November 24, 2004, 3.27pm 254 comments » • 6,287 Views

Stories begin to acknowledge the discussions they spark

Here’s one more example of news publishers opening up to the We Media web - CNET’s News.com has started using Trackback.

For anyone who knows what a Trackback is (it took me a while to get my head around it), this is startling.

Commonly used on weblogs and invented by blog system supremos Six Apart, Trackback is a way for Web Page A (usually a blog) to tell Web Page B, “Hey, I’m talking about you over here!” Then, Web Page B can add to itself a link back to the discussion over on Web Page A, creating a virtuous circle of lovely, linked conversation across the web.

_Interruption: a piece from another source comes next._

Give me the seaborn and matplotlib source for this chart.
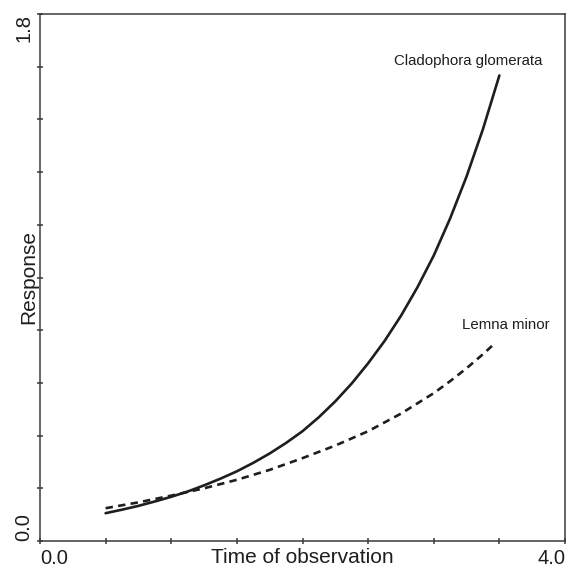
import numpy as np
import pandas as pd
import matplotlib
matplotlib.use("Agg")
import matplotlib.pyplot as plt
import seaborn as sns

# Fitted responses of the two species over the observation period
time_clad = [0.5, 0.625, 0.75, 0.875, 1.0, 1.125, 1.25, 1.375, 1.5, 1.625, 1.75, 1.875,
             2.0, 2.125, 2.25, 2.375, 2.5, 2.625, 2.75, 2.875, 3.0, 3.125, 3.25, 3.375, 3.5]
resp_clad = [0.095, 0.107, 0.120, 0.135, 0.151, 0.169, 0.190, 0.213, 0.238, 0.267, 0.299, 0.335,
             0.375, 0.423, 0.477, 0.538, 0.607, 0.683, 0.769, 0.866, 0.975, 1.102, 1.245, 1.407, 1.59]

time_lemna = [0.5, 0.75, 1.0, 1.25, 1.5, 1.75, 2.0, 2.25, 2.5, 2.75, 3.0, 3.125, 3.25, 3.375, 3.47]
resp_lemna = [0.112, 0.132, 0.155, 0.180, 0.209, 0.243, 0.283, 0.326, 0.375, 0.435, 0.505,
              0.546, 0.590, 0.638, 0.677]

species = ["Cladophora glomerata", "Lemna minor"]

x_ticks = [0.0, 0.5, 1.0, 1.5, 2.0, 2.5, 3.0, 3.5, 4.0]
x_ticklabels = ["0.0", "", "", "", "", "", "", "", "4.0"]
y_ticks = [0.0, 0.18, 0.36, 0.54, 0.72, 0.90, 1.08, 1.26, 1.44, 1.62, 1.8]
y_ticklabels = ["0.0", "", "", "", "", "", "", "", "", "", "1.8"]

df = pd.concat([
    pd.DataFrame({"time": time_clad, "response": resp_clad, "species": species[0]}),
    pd.DataFrame({"time": time_lemna, "response": resp_lemna, "species": species[1]}),
], ignore_index=True)

sns.set_style("ticks")
plt.rcParams["font.family"] = ["Liberation Sans", "DejaVu Sans"]

ink = "#1e1e1e"
axis_col = "#3a3a3a"

fig = plt.figure(figsize=(5.66, 5.68), dpi=100)
ax = fig.add_axes([40 / 566, 27 / 568, 525 / 566, 527 / 568])

sns.lineplot(
    data=df, x="time", y="response", style="species",
    dashes={species[0]: "", species[1]: (2.8, 2.0)},
    color=ink, linewidth=1.9, legend=False, ax=ax, sort=False,
)

ax.set_xlim(0, 4.0)
ax.set_ylim(0, 1.8)
ax.set_xticks(x_ticks)
ax.set_xticklabels(x_ticklabels)
ax.set_yticks(y_ticks)
ax.set_yticklabels(y_ticklabels, rotation=90)

xl = ax.get_xticklabels()
xl[0].set_ha("left")
xl[-1].set_ha("right")
yl = ax.get_yticklabels()
yl[0].set_va("bottom")
yl[-1].set_va("top")

ax.tick_params(axis="both", direction="inout", length=5, width=1.1,
               color=axis_col, labelsize=14.5, labelcolor=ink, pad=3)
ax.tick_params(axis="y", pad=2)

for side in ["left", "right", "top", "bottom"]:
    ax.spines[side].set_visible(True)
    ax.spines[side].set_color(axis_col)
    ax.spines[side].set_linewidth(1.1)

ax.set_xlabel("Time of observation", fontsize=15, color=ink, labelpad=-14)
ax.set_ylabel("Response", fontsize=15, color=ink, labelpad=-17)

ax.text(3.83, 1.64, species[0], ha="right", va="center", fontsize=10.8, color=ink)
ax.text(3.88, 0.738, species[1], ha="right", va="center", fontsize=10.8, color=ink)

fig.savefig("out.png", dpi=100, facecolor="white")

News.com’s adoption of this feature means a major news publisher is opening up its news stories to the thousands of discussions they spark off all around the net, signalling another move from the you-read-it-and-shut-up model of news distribution to something more akin to you-read-it-then-dissect-it.

Unlike most weblogs open to Trackbacks, News.com won’t publish snippets of reaction to its stories on the story page itself, but on a different page. Excerpts of comments posted by geeks to their own blogs about the technology news run by News.com are then included on the San Francisco- and New York-based site, together with a gracious link back to the weblogs.

For example, just by linking to this story about e-voting, News.com should, in theory, summarise the post you’re reading right now on their page and link back to it. Except I’m not at all sure my own Trackback functionality is working properly. It will be interesting geekily fascinating to see how they cope with potential abuses from afar.

What’s the point in this? Well, it contextualises the story for the reader, giving it a life of its own beyond the copy editor’s final button-press. CNET’s product development guy John Roberts pointed to the announcement, in which his team says the aim is to “help readers follow the flow of interactive content. Anyone linking to a CNET News.com story who sends the proper notification will get a link back in return.”

*Sigh* Now i’m all geeked out. Why is it always about blogs?

By way of getting Trackback-happy, Hypergene offers some opinions on this move, saying:

  • It gives editors a comfortable distance between what they publish and what the community is saying.

This is somethiing I was thinking about earlier. It really does draw a distinction between on-site and off-site community. Concerned about the legal ramifications of hosting a discussion forum attached to a story on your site? Take the discussion off your site.

  • It shows that you’re site is sincerely interested in not just doing all the talking but listening, too.
  • It’s a smart way provide a better experience for your readership while making you a better citizen of the web.